We meet walls all the time. They can be rules, traditions, tired relationships, or the moment a project stalls and no one knows what to do next. They can be as old as a neighbourhood feud or as fresh as yesterday’s email.
Walls invite a kind of resignation. They seem permanent, impenetrable. Our usual choices are to fight them, avoid them, or stand still in front of them, waiting for someone else to act.
A colleague, on a Designed Learning community call, recently said: “Even a solid wall can hold a small crack. From that crack, a seed can lodge, take root, and begin to change the wall.”
This is not about smashing barriers in a single dramatic gesture. It’s about what happens when we choose to pay attention to the thin seam of light in something that looks finished.
Possibility hides in plain sight
A crack is easy to miss. We notice the solid mass of the wall far more readily than the hairline fracture. In communities, cracks often appear in places that feel peripheral, at the edges of a meeting, in the spaces between formal decisions, in quiet acts that don’t look like strategy. A resident who opens their garden gate to passers-by. The person who lingers after a tense conversation just long enough to say, “Tell me more.” A group who chooses to share a meal rather than a report. These moments don’t end the problem. But they create a space where the usual story is interrupted, and something new can begin to grow.

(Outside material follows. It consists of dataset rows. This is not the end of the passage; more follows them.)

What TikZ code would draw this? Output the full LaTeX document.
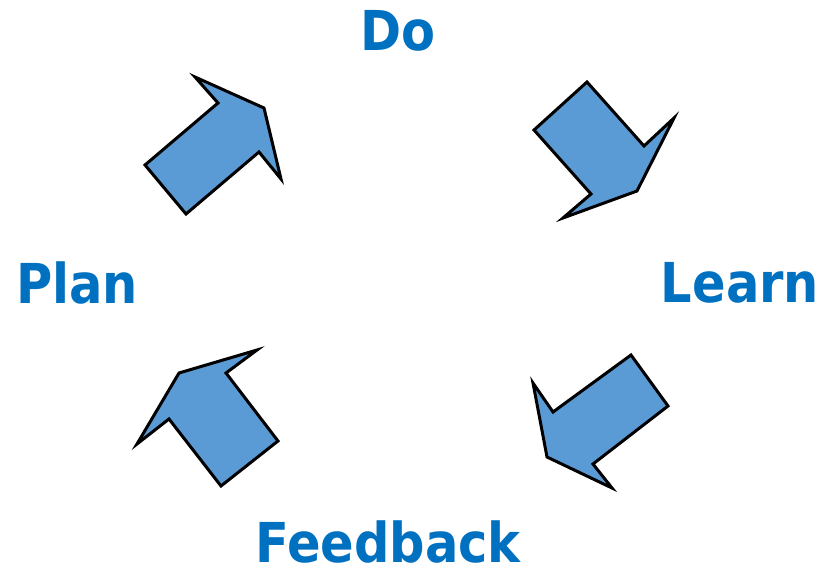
\documentclass[tikz,border=0pt]{standalone}
\usepackage{fontspec}
\newfontfamily\lblfont[FakeStretch=0.9]{DejaVu Sans Bold}
\definecolor{lblblue}{HTML}{0070C0}
\definecolor{arrfill}{HTML}{5B9BD5}
\tikzset{
  lbl/.style={text=lblblue, font=\lblfont\fontsize{55}{60}\selectfont, anchor=base, inner sep=0pt},
  blockarrow/.style={fill=arrfill, draw=black, line width=3pt, line join=miter}
}
\begin{document}
\begin{tikzpicture}[x=1pt,y=-1pt]
\useasboundingbox (0,0) rectangle (819,567);
\node[lbl] (do) at (398,51) {Do};
\node[lbl] (plan) at (77,303) {Plan};
\node[lbl] (learn) at (740,302) {Learn};
\node[lbl] (feedback) at (388,562) {Feedback};
% top-left arrow
\draw[blockarrow] (145,165) -- (186,214) -- (259,152) -- (281,179) -- (264,108) -- (195,77) -- (218,103) -- cycle;
% top-right arrow
\draw[blockarrow] (534,130) -- (587,82) -- (644,146) -- (674,118) -- (637,191) -- (563,218) -- (591,194) -- cycle;
% bottom-right arrow
\draw[blockarrow] (631,355) -- (668,406) -- (593,464) -- (612,488) -- (547,457) -- (533,383) -- (553,412) -- cycle;
% bottom-left arrow
\draw[blockarrow] (257,350) -- (226,373) -- (278,441) -- (221,486) -- (169,419) -- (137,444) -- (179,373) -- cycle;
\end{tikzpicture}
\end{document}
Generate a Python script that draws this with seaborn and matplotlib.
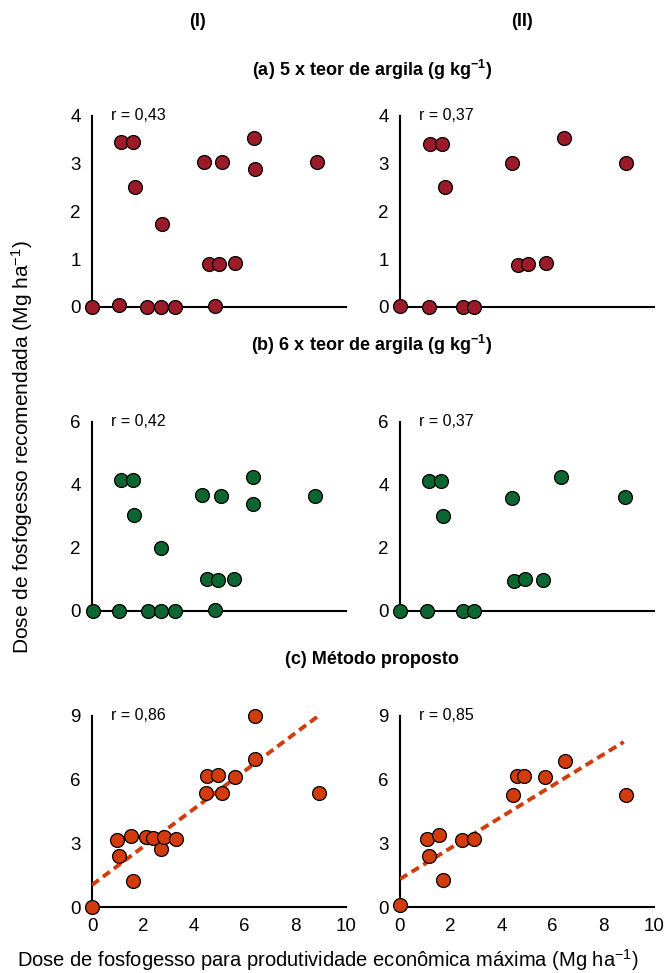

Adversity is the opening act
We think we need better conditions before we can create change. But often, the condition itself , the difficulty, the absence, the strain, is what cracks the surface. When the power fails, people light candles together. When a funding cut threatens a service, unlikely alliances form. When disagreement forces us to stop and listen, we sometimes hear the truth that was hiding in the noise. The wall doesn’t disappear. But it stops being the only thing in view.
From pub kitchen to lifeline
A real-life example can be found in the story of Cambridge Community Kitchen. Born in the midst of the COVID-19 pandemic, it began in a squatted pub kitchen with volunteers cooking hot, free meals for anyone who needed one.
What started as a handful of people in a small, improvised space quickly grew into a vital community service. Word spread. More volunteers joined. Donations began arriving. For many, it wasn’t just about the food, it was about the conversations, the welcome, the sense of belonging in a time of isolation.
The wall, in this case, food insecurity, social isolation, and the closure of many community spaces, did not fall overnight. But the crack widened each time someone showed up, shared a skill, or stayed to talk. Over time, what began as a modest act in a cramped kitchen became a movement feeding hundreds, demonstrating how small acts can shift the story of a whole community.
Practices for tending the crack
Linger. Don’t rush past the wall; stillness makes fractures visible. Ask a better question. “What could we make possible here?” shifts the view from limits to openings. Name the gift. In every challenge, there’s something , a skill, a connection, a shared concern, worth building on. Invite others to co-own. The crack grows when more people see it as theirs to tend. Move at the pace of trust. Change rooted in connection outlasts change forced by urgency.
The wall is never the last word
Every community, every team, every relationship has walls. They will always be with us, in new forms, at new times. But walls are never as complete as they look. Somewhere in each one is a flaw, a weakness, a tender point where life can begin again. Our work is not always to tear the wall down; sometimes it is simply to notice, step closer, and invite others to stand in the same light we see.
Questions for reflection
Where have you stopped looking for a crack because the wall feels too strong? Think about a challenge you’ve quietly accepted as fixed, what if it isn’t?
Who in your circle sees openings where you see only barriers? Sometimes others can spot the possibility long before we do.
What small act could you take this week to widen a crack so that others might notice it? Consider a gesture, invitation, or question that would make space for more people.
What is the crack you are seeing? Name it out loud. clarity turns a faint idea into something others can join.